Denken wir an die Evangelienstellen der vergangenen Tage, so sehen wir, dass der Apostel Thomas mit seinen "Glaubensproblemen und -zweifeln" nicht alleine ist.
Maria von Magdala etwa entdeckt das leere Grab, deutet es aber rein natürlich: der Leichnam ist weggenommen worden. Auch bei Simon Petrus löst das leere Grab kein Glaubensbekenntnis aus und der andere Jünger "sah" und "glaubte" erst dann.

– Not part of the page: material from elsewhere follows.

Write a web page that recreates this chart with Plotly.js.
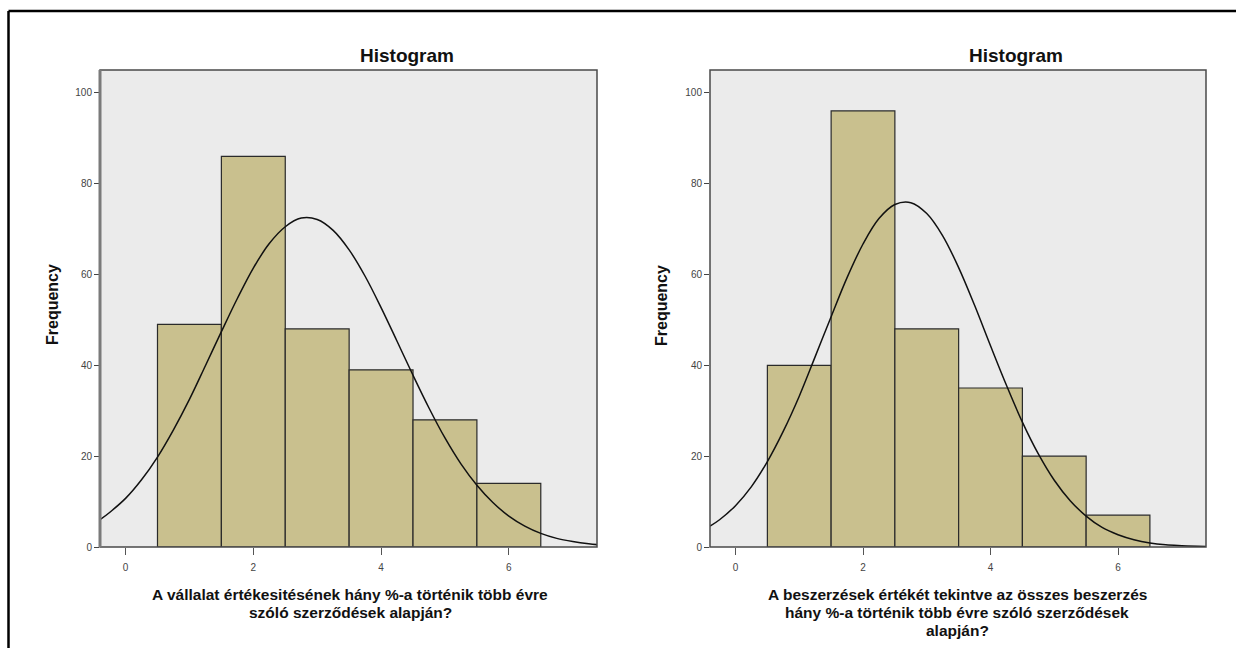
<!DOCTYPE html>
<html>
<head>
<meta charset="utf-8">
<script src="https://cdn.plot.ly/plotly-3.0.1.min.js"></script>
<style>html,body{margin:0;padding:0;background:#fff;}#chart{width:1236px;height:648px;}</style>
</head>
<body>
<div id="chart"></div>
<script>
// Bin centres (bins of width 1: 0.5-1.5, ..., 5.5-6.5)
const binCenters = [1, 2, 3, 4, 5, 6];
// Frequencies
const freqLeft  = [49, 86, 48, 39, 28, 14];
const freqRight = [40, 96, 48, 35, 20, 7];

// Normal curves, points
const curveX = [-0.4, -0.25, 0, 0.25, 0.5, 0.75, 1, 1.25, 1.5, 1.75, 2, 2.25, 2.5, 2.75, 3, 3.25, 3.5,
                3.75, 4, 4.25, 4.5, 4.75, 5, 5.25, 5.5, 5.75, 6, 6.25, 6.5, 6.75, 7, 7.25, 7.4];
const curveLeftY  = [6.0, 7.6, 10.7, 14.8, 19.8, 25.8, 32.5, 39.9, 47.4, 54.7, 61.4, 66.8, 70.5, 72.4, 72.1, 69.7, 65.4,
                     59.6, 52.7, 45.3, 37.8, 30.6, 24.0, 18.3, 13.6, 9.8, 6.8, 4.6, 3.0, 1.9, 1.2, 0.7, 0.5];
const curveRightY = [4.6, 6.0, 9.1, 13.3, 18.8, 25.5, 33.2, 41.9, 50.7, 59.3, 66.7, 72.3, 75.4, 75.8, 73.4, 68.5, 61.5,
                     53.2, 44.3, 35.6, 27.5, 20.5, 14.7, 10.2, 6.8, 4.3, 2.7, 1.6, 0.9, 0.5, 0.3, 0.15, 0.1];

const xTicks = [0, 2, 4, 6];
const yTicks = [0, 20, 40, 60, 80, 100];
const chartTitle = "Histogram";
const yTitle = "Frequency";
const xTitleLeftLines = ["A vállalat értékesitésének hány %-a történik több évre", "szóló szerződések alapján?"];
const xTitleRightLines = ["A beszerzések értékét tekintve az összes beszerzés", "hány %-a történik több évre szóló szerződések", "alapján?"];

const W = 1236, H = 648;
const fx = v => v / W, fy = v => 1 - v / H;
const FONT = "Liberation Sans, Arial, sans-serif";
const barColor = "#C9C08E";
const bgColor = "#EBEBEB";

const traces = [
  {type: "bar", x: binCenters, y: freqLeft, width: 1, xaxis: "x", yaxis: "y",
   marker: {color: barColor, line: {color: "#2a2a2a", width: 1.2}}},
  {type: "scatter", mode: "lines", x: curveX, y: curveLeftY, xaxis: "x", yaxis: "y",
   line: {color: "#111", width: 1.5, shape: "spline", smoothing: 1}},
  {type: "bar", x: binCenters, y: freqRight, width: 1, xaxis: "x2", yaxis: "y2",
   marker: {color: barColor, line: {color: "#2a2a2a", width: 1.2}}},
  {type: "scatter", mode: "lines", x: curveX, y: curveRightY, xaxis: "x2", yaxis: "y2",
   line: {color: "#111", width: 1.5, shape: "spline", smoothing: 1}}
];

const xRange = [-0.4, 7.38];
const yRange = [0, 105];
const tickFont = {family: FONT, size: 10, color: "#444"};

function xAxis(dom, anchor) {
  return {domain: dom, anchor: anchor, range: xRange, tickvals: xTicks, ticks: "outside",
    ticklen: 7, tickcolor: "#555", tickwidth: 1, ticklabelstandoff: 4, showgrid: false, zeroline: false,
    showline: false, tickfont: tickFont, fixedrange: true};
}
function yAxis(anchor) {
  return {domain: [fy(547), fy(70)], anchor: anchor, range: yRange, tickvals: yTicks,
    ticks: "outside", ticklen: 5, tickcolor: "#444", tickwidth: 1, showgrid: false,
    zeroline: false, showline: false, tickfont: tickFont, fixedrange: true};
}

const L = [100, 597], R = [710, 1206];

function ann(text, x, y, size, extra) {
  return Object.assign({text: text, xref: "paper", yref: "paper", x: fx(x), y: fy(y),
    xanchor: "center", yanchor: "middle", showarrow: false,
    font: {family: FONT, size: size, color: "#111"}}, extra || {});
}

const annotations = [
  ann("<b>" + chartTitle + "</b>", 407, 55, 19),
  ann("<b>" + chartTitle + "</b>", 1016, 55, 19),
  ann("<b>" + yTitle + "</b>", 52, 305, 16, {textangle: -90}),
  ann("<b>" + yTitle + "</b>", 661, 305, 16, {textangle: -90})
];
const lineY = [594, 612, 630];
xTitleLeftLines.forEach((t, i) => annotations.push(ann("<b>" + t + "</b>", 350, lineY[i], 15.5)));
xTitleRightLines.forEach((t, i) => annotations.push(ann("<b>" + t + "</b>", 957, lineY[i], 15.5)));

const layout = {
  width: W, height: H,
  margin: {l: 0, r: 0, t: 0, b: 0},
  paper_bgcolor: "#fff",
  plot_bgcolor: bgColor,
  showlegend: false,
  bargap: 0,
  xaxis: xAxis([fx(L[0]), fx(L[1])], "y"),
  yaxis: yAxis("x"),
  xaxis2: xAxis([fx(R[0]), fx(R[1])], "y2"),
  yaxis2: yAxis("x2"),
  shapes: [
    {type: "line", xref: "paper", yref: "paper", x0: fx(8.5), x1: fx(8.5), y0: 0, y1: fy(11), line: {color: "#000", width: 2.5}},
    {type: "line", xref: "paper", yref: "paper", x0: fx(8.5), x1: 1, y0: fy(11), y1: fy(11), line: {color: "#000", width: 2.5}},
    {type: "rect", xref: "x domain", yref: "y domain", x0: 0, x1: 1, y0: 0, y1: 1, line: {color: "#4a4a4a", width: 1.5}, layer: "above"},
    {type: "line", xref: "x domain", yref: "y domain", x0: 0, x1: 0, y0: 0, y1: 1, line: {color: "#7a7a7a", width: 3}, layer: "above"},
    {type: "rect", xref: "x2 domain", yref: "y2 domain", x0: 0, x1: 1, y0: 0, y1: 1, line: {color: "#4a4a4a", width: 1.5}, layer: "above"}
  ],
  annotations: annotations
};

Plotly.newPlot("chart", traces, layout, {displayModeBar: false, staticPlot: true});
</script>
</body>
</html>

Auch Maria vermeint zuerst im auferstandenen Jesus den Gärtner zu erkennen und erfasst noch nicht, was sich ereignet hat. Erst die Anrede durch Jesus öffnet ihre Augen und lässt uns erkennen, dass der Auferstehungsglaube ein Geschenk des Auferstandenen ist.

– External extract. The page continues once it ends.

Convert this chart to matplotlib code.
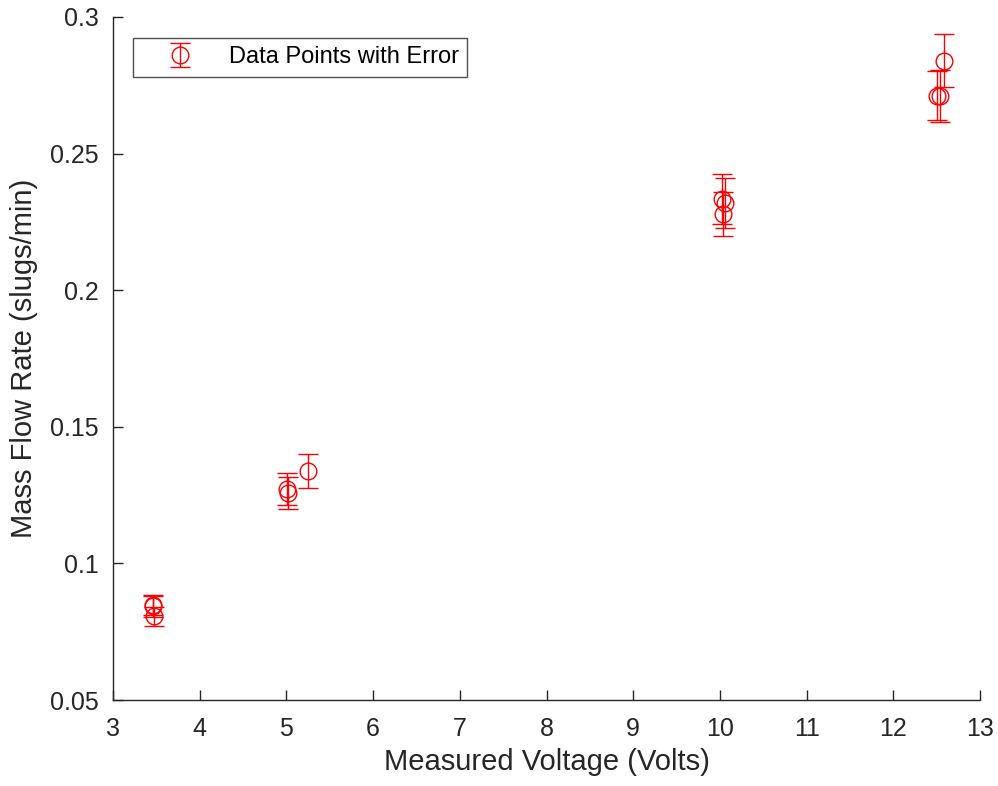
import numpy as np
import matplotlib.pyplot as plt

plt.rcParams['font.family'] = ['Liberation Sans', 'DejaVu Sans']

# measured voltage and mass flow rate, three trials per setting
voltage = [3.46, 3.46, 3.47, 5.01, 5.02, 5.25, 10.02, 10.06, 10.03, 12.50, 12.54, 12.58]
mass_flow = [0.0848, 0.0843, 0.0806, 0.1272, 0.1258, 0.1337, 0.2335, 0.2318, 0.2280,
             0.2712, 0.2710, 0.2840]
flow_err = [0.0038, 0.0038, 0.0035, 0.0060, 0.0058, 0.0062, 0.0092, 0.0092, 0.0080,
            0.0090, 0.0095, 0.0097]

fig = plt.figure(figsize=(9.98, 7.86), dpi=100)
ax = fig.add_axes([113 / 998, 1 - 700 / 786, (980 - 113) / 998, (700 - 17) / 786])

ax.errorbar(voltage, mass_flow, yerr=flow_err, fmt='o', color='red',
            mfc='none', ms=12, mew=1.0, elinewidth=1.0, capsize=7, capthick=1.0,
            label='Data Points with Error')

ax.set_xlim(3, 13)
ax.set_ylim(0.05, 0.3)
ax.set_xticks(range(3, 14))
ax.set_yticks([0.05, 0.1, 0.15, 0.2, 0.25, 0.3])
ax.set_yticklabels(['0.05', '0.1', '0.15', '0.2', '0.25', '0.3'])

for side in ['top', 'right']:
    ax.spines[side].set_visible(False)
for side in ['left', 'bottom']:
    ax.spines[side].set_color('#262626')
    ax.spines[side].set_linewidth(1.0)
ax.tick_params(direction='in', length=7, width=1.0, colors='#262626', labelsize=18)
ax.tick_params(axis='x', pad=12)
ax.tick_params(axis='y', pad=10)

ax.set_xlabel('Measured Voltage (Volts)', fontsize=21, color='#262626', labelpad=5)
ax.set_ylabel('Mass Flow Rate (slugs/min)', fontsize=21, color='#262626', labelpad=9)

leg = ax.legend(loc='upper left', bbox_to_anchor=(20 / 867, 1 - 21 / 683),
                borderaxespad=0, fontsize=17, frameon=True, fancybox=False,
                edgecolor='#262626', handlelength=3.3, handletextpad=0.4,
                borderpad=0.35)
leg.get_frame().set_linewidth(1.0)

fig.savefig('out.png', dpi=100)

Als der Auferstandene am ersten Tag der Woche zu den Jüngern kommt, zeigt er ihnen - so wie später auch unserem Apostel Thomas - seine Wundmale. Im Anschluss an das heutige Evangelium schreibt der Evangelist: "Noch viele andere Zeichen, die in diesem Buch nicht aufgeschrieben sind, hat Jesus vor den Augen seiner Jünger getan. Diese sind aber aufgeschrieben, damit ihr glaubt, dass Jesus der Messias ist, der Sohn Gottes, und damit ihr durch den Glauben das Leben habt in seinem Namen."
In Gesellschaft mit uns
Wenn wir vom ungläubigen Apostel Thomas sprechen, so hat dies in der Tradition zumeist einen schlechten oder gar negativen Beigeschmack. Irgendwie kommt er bei uns "nicht gut weg". Und doch müssen wir sehen, dass es viele unterschiedliche Personen im Evangelium gibt, die nicht so einfach zum Glauben kommen können. Auch für sie ist der Weg dorthin nicht einfach und bedarf der "Gabe zum Glauben" durch den Auferstandenen selbst.

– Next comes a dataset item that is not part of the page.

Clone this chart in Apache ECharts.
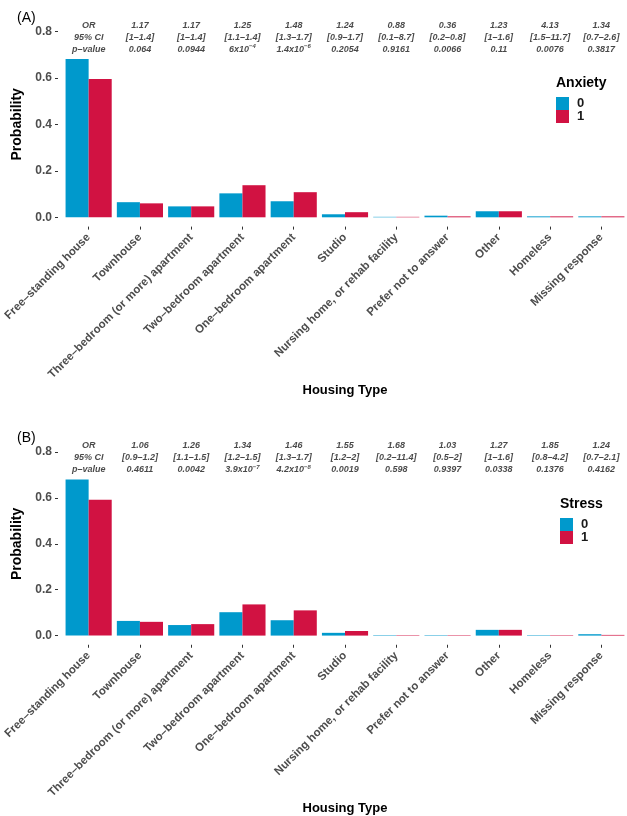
<!doctype html>
<html>
<head>
<meta charset="utf-8">
<title>Housing type</title>
<script src="https://cdn.jsdelivr.net/npm/echarts@6/dist/echarts.min.js"></script>
<style>
  html, body { margin: 0; padding: 0; background: #fff; }
  #main { width: 627px; height: 816px; }
</style>
</head>
<body>
<div id="main"></div>
<script>
var categories = ['Free–standing house', 'Townhouse', 'Three–bedroom (or more) apartment',
  'Two–bedroom apartment', 'One–bedroom apartment', 'Studio',
  'Nursing home, or rehab facility', 'Prefer not to answer', 'Other', 'Homeless', 'Missing response'];

// panel A - anxiety
var anxiety0 = [0.681, 0.065, 0.047, 0.103, 0.069, 0.013, 0.002, 0.007, 0.026, 0.004, 0.004];
var anxiety1 = [0.595, 0.060, 0.047, 0.138, 0.108, 0.022, 0.002, 0.004, 0.026, 0.004, 0.004];
var orA = ['OR', '1.17', '1.17', '1.25', '1.48', '1.24', '0.88', '0.36', '1.23', '4.13', '1.34'];
var ciA = ['95% CI', '[1–1.4]', '[1–1.4]', '[1.1–1.4]', '[1.3–1.7]', '[0.9–1.7]', '[0.1–8.7]', '[0.2–0.8]', '[1–1.6]', '[1.5–11.7]', '[0.7–2.6]'];
var pA = ['p–value', '0.064', '0.0944', '6x10^−4', '1.4x10^−6', '0.2054', '0.9161', '0.0066', '0.11', '0.0076', '0.3817'];

// panel B - stress
var stress0 = [0.681, 0.064, 0.046, 0.102, 0.067, 0.012, 0.002, 0.002, 0.025, 0.002, 0.006];
var stress1 = [0.592, 0.060, 0.050, 0.136, 0.110, 0.020, 0.002, 0.002, 0.025, 0.002, 0.003];
var orB = ['OR', '1.06', '1.26', '1.34', '1.46', '1.55', '1.68', '1.03', '1.27', '1.85', '1.24'];
var ciB = ['95% CI', '[0.9–1.2]', '[1.1–1.5]', '[1.2–1.5]', '[1.3–1.7]', '[1.2–2]', '[0.2–11.4]', '[0.5–2]', '[1–1.6]', '[0.8–4.2]', '[0.7–2.1]'];
var pB = ['p–value', '0.4611', '0.0042', '3.9x10^−7', '4.2x10^−8', '0.0019', '0.598', '0.9397', '0.0338', '0.1376', '0.4162'];

var yTicks = [0, 0.2, 0.4, 0.6, 0.8];
var annotY = 0.775;

var blue = '#0099cc';
var red = '#d11242';
var grey = '#4d4d4d';

var chart = echarts.init(document.getElementById('main'));

function xAxisFor(idx) {
  return {
    type: 'category',
    gridIndex: idx,
    data: categories,
    name: 'Housing Type',
    nameLocation: 'middle',
    nameGap: 154,
    nameTextStyle: { fontSize: 13, fontWeight: 'bold', color: '#000' },
    axisLine: { show: false, onZero: false },
    axisTick: { show: true, alignWithLabel: true, length: 3, lineStyle: { color: '#333' } },
    axisLabel: { interval: 0, rotate: 45, margin: 9, fontSize: 11.5, fontWeight: 'bold', color: grey },
    splitLine: { show: false }
  };
}

function yAxisFor(idx) {
  return {
    type: 'value',
    gridIndex: idx,
    min: -0.04,
    max: 0.84,
    offset: 5,
    name: 'Probability',
    nameLocation: 'middle',
    nameGap: 26,
    nameTextStyle: { fontSize: 14, fontWeight: 'bold', color: '#000' },
    axisLine: { show: false },
    axisTick: { show: true, length: 3, customValues: yTicks, lineStyle: { color: '#333' } },
    axisLabel: {
      customValues: yTicks, margin: 6, fontSize: 12, fontWeight: 'bold', color: grey,
      formatter: function (v) { return v.toFixed(1); }
    },
    splitLine: { show: false }
  };
}

function barSeries(name, data, color, idx) {
  return {
    name: name,
    type: 'bar',
    xAxisIndex: idx,
    yAxisIndex: idx,
    data: data,
    barGap: '0%',
    barCategoryGap: '10%',
    itemStyle: { color: color },
    silent: true
  };
}

// "a^b" -> rich text with a small raised exponent
function supText(s) {
  var k = s.indexOf('^');
  if (k < 0) return '{t|' + s + '}';
  return '{t|' + s.slice(0, k) + '}{sup|' + s.slice(k + 1) + '}';
}

function annotSeries(idx, ors, cis, ps) {
  return {
    name: 'annot' + idx,
    type: 'scatter',
    xAxisIndex: idx,
    yAxisIndex: idx,
    symbolSize: 1,
    itemStyle: { color: 'rgba(0,0,0,0)' },
    silent: true,
    data: categories.map(function (c, i) { return [i, annotY]; }),
    label: {
      show: true,
      position: 'inside',
      fontSize: 9,
      fontStyle: 'italic',
      fontWeight: 'bold',
      lineHeight: 12,
      color: '#1a1a1a',
      rich: {
        t: { fontSize: 9, fontStyle: 'italic', fontWeight: 'bold', lineHeight: 12, color: '#1a1a1a' },
        sup: { fontSize: 6, fontStyle: 'italic', fontWeight: 'bold', lineHeight: 12, verticalAlign: 'top', color: '#1a1a1a' }
      },
      formatter: function (p) {
        var i = p.dataIndex;
        return '{t|' + ors[i] + '}\n{t|' + cis[i] + '}\n' + supText(ps[i]);
      }
    }
  };
}

function legendFor(left, top) {
  return {
    left: left,
    top: top,
    padding: 0,
    orient: 'vertical',
    icon: 'rect',
    itemWidth: 13,
    itemHeight: 13,
    itemGap: 0,
    selectedMode: false,
    data: ['0', '1'],
    textStyle: { fontSize: 13, fontWeight: 'bold', color: '#1a1a1a', lineHeight: 13, padding: [0, 0, 0, 3] }
  };
}

var option = {
  animation: false,
  backgroundColor: '#fff',
  textStyle: { fontFamily: 'Liberation Sans, Arial, sans-serif' },
  title: [
    { text: '(A)', left: 17, top: 11, padding: 0, textStyle: { fontSize: 14, fontWeight: 'normal', color: '#000' } },
    { text: 'Anxiety', left: 556, top: 76, padding: 0, textStyle: { fontSize: 14, fontWeight: 'bold', color: '#000' } },
    { text: '(B)', left: 17, top: 431, padding: 0, textStyle: { fontSize: 14, fontWeight: 'normal', color: '#000' } },
    { text: 'Stress', left: 560, top: 497, padding: 0, textStyle: { fontSize: 14, fontWeight: 'bold', color: '#000' } }
  ],
  legend: [legendFor(556, 97), legendFor(560, 518)],
  grid: [
    { left: 63, top: 22, width: 572, height: 204.6 },
    { left: 63, top: 443, width: 572, height: 204.6 }
  ],
  xAxis: [xAxisFor(0), xAxisFor(1)],
  yAxis: [yAxisFor(0), yAxisFor(1)],
  series: [
    barSeries('0', anxiety0, blue, 0),
    barSeries('1', anxiety1, red, 0),
    annotSeries(0, orA, ciA, pA),
    barSeries('0', stress0, blue, 1),
    barSeries('1', stress1, red, 1),
    annotSeries(1, orB, ciB, pB)
  ]
};

chart.setOption(option);
</script>
</body>
</html>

Ich denke, Thomas ist im Evangelium vielleicht nur einer unter vielen, der seinen ganz persönlichen Zugang zum Glauben an die Auferstehung sucht. Aber einer, in dem wir uns wiederfinden können. Wie oft hätten denn nicht auch wir gerne ein Zeichen, das uns für unseren Glauben Gewissheit geben könnte, es uns einfacher machen würde: in Momenten der Trauer, der Enttäuschung, des persönlichen Scheiterns... Und so sind wir doch in guter Gemeinschaft mit Thomas, denn es gibt Mut zu sehen, dass auch er in seinem Glauben wachsen musste und letztlich doch das Glaubensbekenntnis "Mein Herr und mein Gott!" sprechen durfte.